My wife Angie and I, and my parents (Mike and Carol) are going to do something we've never done before - lead together a 'Parenting Teens' seminar. The occasion will be the April 11 grand opening of our new Student Ministry and all-purpose building at our church, while the teens are having a blast.
Parenting is on a lot of minds right now. Two of my appointments yesterday were about parenting counsel. One was in a parenting-of-a-teen crisis. The other couple was meeting with me about dedicating their infant and wanted to talk parenting. That couple is so motivated to be learners, they took a pre-parenting appointment with a Christian counselor before they ever had their baby - wow!
I want to pass on some wisdom from various parents in the area. When Cammie Howard and I preached on Parenting from Proverbs early this month, Cammie asked a lot of her friends and mentors for their best quick advice on Christ-centered parenting. Here is some of what they gave her (at the bottom is 'the worst parenting advice they ever received'):
-The first few are from a pastors wife, a very real, authentic , God loving woman…who has raised three girls who are all now married , have children of their own, and who are all following Christ! BUT, It has not always been that way for them …I watched she and her husband parent during some very, very difficult years. She says.
“As parents we take too much credit for the good things that our kids do and too much blame for the things they do wrong.”
“ Don't dole out punishment when your panties are in a bunch! Scary things happen when you're flaming mad.”
“Parenting is always challenging - quit complaining about it and trust God for the strength to parent.”
"Follow through…if you tell your child the next time they slam their door you're going to remove it…follow through and take that sucker off."
- “Help your child find ways to use and celebrate their unique gifting.”
- “Your main job is not to teach them to be obedient, your main job is to love them and show them Jesus.”
- “Find things you can enjoy doing as a family and create memories.”
- “ It's almost impossible to be a good parent if you're not hanging out with Jesus consistently. (1b - you must find a way to incorporate your faith, and encourage your kids faith AT HOME)
- “Being a good husband / wife will lead to being a good parent.
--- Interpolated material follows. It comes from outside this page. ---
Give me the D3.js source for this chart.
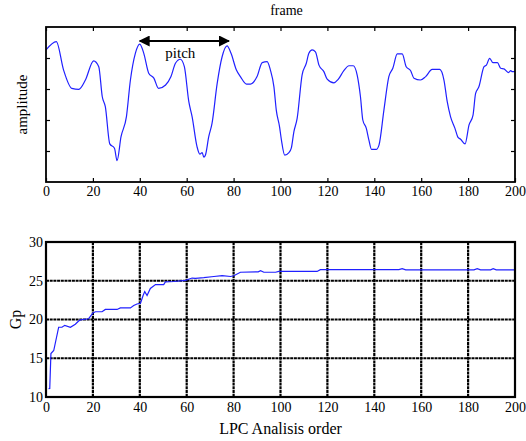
<!DOCTYPE html>
<html>
<head>
<meta charset="utf-8">
<script src="https://cdn.jsdelivr.net/npm/d3@7"></script>
<style>
  html, body { margin: 0; padding: 0; background: #fff; }
  text { font-family: "Liberation Serif", "Times New Roman", serif; fill: #000; }
</style>
</head>
<body>
<svg id="chart" width="526" height="441"></svg>
<script>
// ---- Data ----
const frameX = [0, 4.4, 7.5, 11, 14, 16.8, 20.3, 22.5, 24, 25.3, 27.2, 29.2, 30.3, 32, 34.3, 36, 38.1, 40, 41.7, 43.8, 46, 48, 51, 53.3, 55.2, 57.3, 59, 60.9, 62.3, 64.4, 65.6, 66.6, 67.3, 68, 69.4, 70.8, 73, 75.1, 77.2, 78.9, 81.2, 82.9, 85.5, 87.2, 90, 92.2, 94.3, 95.7, 97.2, 98.2, 99.6, 100.4, 101.8, 103.6, 104.6, 105.7, 107.1, 109.2, 111, 112.1, 113.5, 114.9, 116.4, 118.5, 119.9, 122.8, 124.6, 127, 129.2, 131, 132.7, 134.1, 135.1, 136.6, 137.7, 138.8, 140.8, 142, 144.1, 146.2, 147.9, 149.8, 151.9, 153.6, 155.5, 156.9, 159.7, 161.9, 164.7, 167.9, 169.7, 171.1, 172.5, 174.4, 175.7, 176.8, 178.7, 180.4, 182.1, 183.2, 184.6, 186.8, 187.8, 189.2, 190.6, 192.5, 193.9, 195.3, 197.2, 198.2, 198.9, 200];
const frameY = [4.26, 4.53, 3.61, 3.02, 2.99, 3.29, 3.91, 3.72, 2.75, 2.43, 1.23, 1.09, 0.69, 1.46, 2.11, 3.29, 4.15, 4.45, 4.15, 3.51, 3.35, 3.02, 3.13, 3.40, 3.83, 3.96, 3.72, 2.59, 2.11, 1.14, 0.90, 0.95, 0.80, 0.87, 1.46, 1.89, 3.18, 4.04, 4.39, 4.15, 3.61, 3.40, 3.16, 3.16, 3.40, 3.85, 3.88, 3.61, 3.07, 2.32, 1.78, 1.35, 0.87, 0.95, 1.09, 1.62, 2.05, 3.45, 3.83, 4.15, 4.26, 4.20, 3.77, 3.56, 3.32, 3.20, 3.31, 3.59, 3.75, 3.75, 3.45, 2.75, 2.00, 1.73, 1.35, 1.05, 1.05, 1.19, 2.32, 3.40, 3.67, 4.13, 4.13, 3.72, 3.59, 3.35, 3.29, 3.40, 3.63, 3.63, 3.29, 2.59, 2.11, 1.73, 1.44, 1.38, 1.23, 1.84, 2.16, 2.86, 3.07, 3.72, 3.77, 3.99, 3.85, 3.85, 3.67, 3.65, 3.53, 3.59, 3.56, 3.57];

const gpX = [1.1, 1.6, 2.1, 3.3, 5.4, 6.8, 8, 10.4, 12.5, 13.9, 14.6, 18.2, 20, 21.1, 23.9, 25.3, 30.3, 31.7, 36, 37.4, 38.8, 40.3, 41.4, 42.1, 43.1, 44.5, 46.7, 50.2, 50.9, 54.5, 59.5, 62.3, 63.7, 67.3, 71.6, 75.1, 78.7, 80.1, 82.9, 90.5, 91.5, 92.9, 97.9, 99.3, 115.6, 117, 150.5, 151.9, 153.4, 182.5, 183.9, 185.3, 189.6, 190.7, 192, 200];
const gpY = [11.08, 11.1, 15.6, 16.0, 19.0, 19.0, 19.25, 19.0, 19.4, 19.8, 19.95, 20.1, 20.85, 21.0, 21.0, 21.3, 21.3, 21.5, 21.5, 21.8, 22.0, 22.1, 23.1, 23.6, 23.1, 24.0, 24.5, 24.5, 24.85, 24.9, 25.05, 25.35, 25.3, 25.4, 25.55, 25.65, 25.55, 25.65, 26.1, 26.15, 26.3, 26.1, 26.1, 26.2, 26.2, 26.43, 26.43, 26.55, 26.4, 26.4, 26.55, 26.4, 26.4, 26.55, 26.4, 26.4];

const xTicks = [0, 20, 40, 60, 80, 100, 120, 140, 160, 180, 200];
const ampTicks = [1, 2, 3, 4];
const gpTicks = [10, 15, 20, 25, 30];
const pitchRange = [40, 78];

// ---- Layout ----
const svg = d3.select("#chart");
const L = 46, R = 515;
const top1 = 27, bot1 = 182;
const top2 = 242, bot2 = 397;

const x = d3.scaleLinear().domain([0, 200]).range([L, R]);
const y1 = d3.scaleLinear().domain([0, 5]).range([bot1, top1]);
const y2 = d3.scaleLinear().domain([10, 30]).range([bot2, top2]);

const blue = "#2020ff";
const FS = "14px";

// ===== Top panel =====
const g1 = svg.append("g");
g1.append("g").attr("transform", `translate(0,${bot1})`)
  .call(d3.axisTop(x).tickValues(xTicks).tickSize(4).tickFormat(""))
  .call(a => a.select(".domain").remove());
g1.append("g").attr("transform", `translate(0,${top1})`)
  .call(d3.axisBottom(x).tickValues(xTicks).tickSize(4).tickFormat(""))
  .call(a => a.select(".domain").remove());
g1.append("g").attr("transform", `translate(${L},0)`)
  .call(d3.axisRight(y1).tickValues(ampTicks).tickSize(4).tickFormat(""))
  .call(a => a.select(".domain").remove());
g1.append("g").attr("transform", `translate(${R},0)`)
  .call(d3.axisLeft(y1).tickValues(ampTicks).tickSize(4).tickFormat(""))
  .call(a => a.select(".domain").remove());
g1.selectAll(".tick line").attr("stroke", "#000").attr("stroke-width", 1.2);
g1.append("g").attr("transform", `translate(0,${bot1})`)
  .call(d3.axisBottom(x).tickValues(xTicks).tickSize(0).tickPadding(4))
  .call(a => a.select(".domain").remove())
  .selectAll("text").style("font-family", "Liberation Serif, serif").style("font-size", FS);

const line1 = d3.line().x((d, i) => x(frameX[i])).y((d, i) => y1(frameY[i])).curve(d3.curveMonotoneX);
g1.append("path").datum(frameY).attr("d", line1)
  .attr("fill", "none").attr("stroke", blue).attr("stroke-width", 1.2);

g1.append("rect").attr("x", L).attr("y", top1).attr("width", R - L).attr("height", bot1 - top1)
  .attr("fill", "none").attr("stroke", "#000").attr("stroke-width", 1.8);

const defs = svg.append("defs");
defs.append("marker").attr("id", "ah").attr("viewBox", "0 0 10 10")
  .attr("refX", 9).attr("refY", 5).attr("markerWidth", 5).attr("markerHeight", 5)
  .attr("orient", "auto-start-reverse")
  .append("path").attr("d", "M0,0 L10,5 L0,10 Z").attr("fill", "#000");
g1.append("line").attr("x1", x(pitchRange[0])).attr("x2", x(pitchRange[1]))
  .attr("y1", 41).attr("y2", 41).attr("stroke", "#000").attr("stroke-width", 2.2)
  .attr("marker-start", "url(#ah)").attr("marker-end", "url(#ah)");
g1.append("text").attr("x", (x(pitchRange[0]) + x(pitchRange[1])) / 2 - 4).attr("y", 58)
  .attr("text-anchor", "middle").style("font-size", "15px").text("pitch");

g1.append("text").attr("x", (L + R) / 2 + 6).attr("y", 15).attr("text-anchor", "middle")
  .style("font-size", "14px").text("frame");
g1.append("text").attr("transform", `translate(27,${(top1 + bot1) / 2}) rotate(-90)`)
  .attr("text-anchor", "middle").style("font-size", "15px").text("amplitude");

// ===== Bottom panel =====
const g2 = svg.append("g");
g2.append("g").selectAll("line.v").data(xTicks.slice(1, -1)).join("line")
  .attr("x1", d => x(d)).attr("x2", d => x(d)).attr("y1", top2).attr("y2", bot2)
  .attr("stroke", "#000").attr("stroke-width", 2.2).attr("stroke-dasharray", "3,0.7");
g2.append("g").selectAll("line.h").data(gpTicks.slice(1, -1)).join("line")
  .attr("x1", L).attr("x2", R).attr("y1", d => y2(d)).attr("y2", d => y2(d))
  .attr("stroke", "#000").attr("stroke-width", 2.2).attr("stroke-dasharray", "3,0.7");

const line2 = d3.line().x((d, i) => x(gpX[i])).y((d, i) => y2(gpY[i]));
g2.append("path").datum(gpY).attr("d", line2)
  .attr("fill", "none").attr("stroke", blue).attr("stroke-width", 1.2);

g2.append("rect").attr("x", L).attr("y", top2).attr("width", R - L).attr("height", bot2 - top2)
  .attr("fill", "none").attr("stroke", "#000").attr("stroke-width", 2.2);

g2.append("g").attr("transform", `translate(0,${bot2})`)
  .call(d3.axisBottom(x).tickValues(xTicks).tickSize(0).tickPadding(5))
  .call(a => a.select(".domain").remove())
  .selectAll("text").style("font-family", "Liberation Serif, serif").style("font-size", FS);
g2.append("g").attr("transform", `translate(${L},0)`)
  .call(d3.axisLeft(y2).tickValues(gpTicks).tickSize(0).tickPadding(3))
  .call(a => a.select(".domain").remove())
  .selectAll("text").style("font-family", "Liberation Serif, serif").style("font-size", FS);

g2.append("text").attr("x", (L + R) / 2).attr("y", 434).attr("text-anchor", "middle")
  .style("font-size", "16px").text("LPC Analisis order");
g2.append("text").attr("transform", `translate(21,${(top2 + bot2) / 2}) rotate(-90)`)
  .attr("text-anchor", "middle").style("font-size", "16px").text("Gp");
</script>
</body>
</html>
SHOW your kids how much you love their dad/mom. model well.”
- “Don't take yourself too seriously. laugh a lot. dance often. play together.”
And a piece of advice from a mom who has raised three boys who are studs!! One is out of college and two are still in college and all are walking with the Lord… She asked her sons what they thought and they said…it was important to …
“ Make the home a place where they could feel safe, secure, comfortable, and allowed to express their true feelings (even the ugly stuff). regularly pray together; make nightly family dinners a priority; establish memorable traditions with birthdays and holidays; and frequently sit down to openly talk about joys, struggles, accomplishments, and disappointments.”
One of my personal pieces of parenting advice that I would give and is something I believe strongly about is this…keep your marriage as a priority, second to your relationship with God. Someone once told me the greatest gift parents can give children is to love one another well . Make time for one another. Go on dates. It is not a luxury, it is a necessity. I will never forget when I was growing up my parents had a regular standing date every Saturday night…most of the times, they had their dates at home. My brother and I were excited because we got to stay up later and watch TV, but the one rule was that we could not bother mom and dad unless it was an emergency. Sometimes we followed that rule, other times we came up the hall during a LOVE BOAT commercial, and knocked on the door because we wanted a bite of steak (they almost always grilled steak). As an adult I can look back on that and know how much security my brother and I felt as children because mom and dad valued their marriage enough to make it a priority and put it even before us and ultimately that was so much better for us anyway. So, take the time to invest in your marriage or if you are a single parent, take time for yourself to stay healthy. Make sure you are doing things that give you a full tank so you can give out of that to your children.
For the sake of of time, I will just share just a few of the worst pieces of parenting advices- these too were compiled from the email I sent out…
1) if you just read ________ book, then you'll have it figured out.
2) Be a friend to your child. That sounds all warm and fuzzy in theory, but your kids don't need you as their buddy. They need you to be the parent.
3) Again from my old pastors wife… Force your kids to eat everything on their plate. This never works out well! I still have vivid memories of the time my mother made my brother eat a huge serving of lima beans. (Personally, I think lima beans are only good for stuffing up your nose) My obedient brother did as he was told and then promptly threw up that huge serving right back into the bowl it came from. Perhaps you can understand my aversion to lima beans!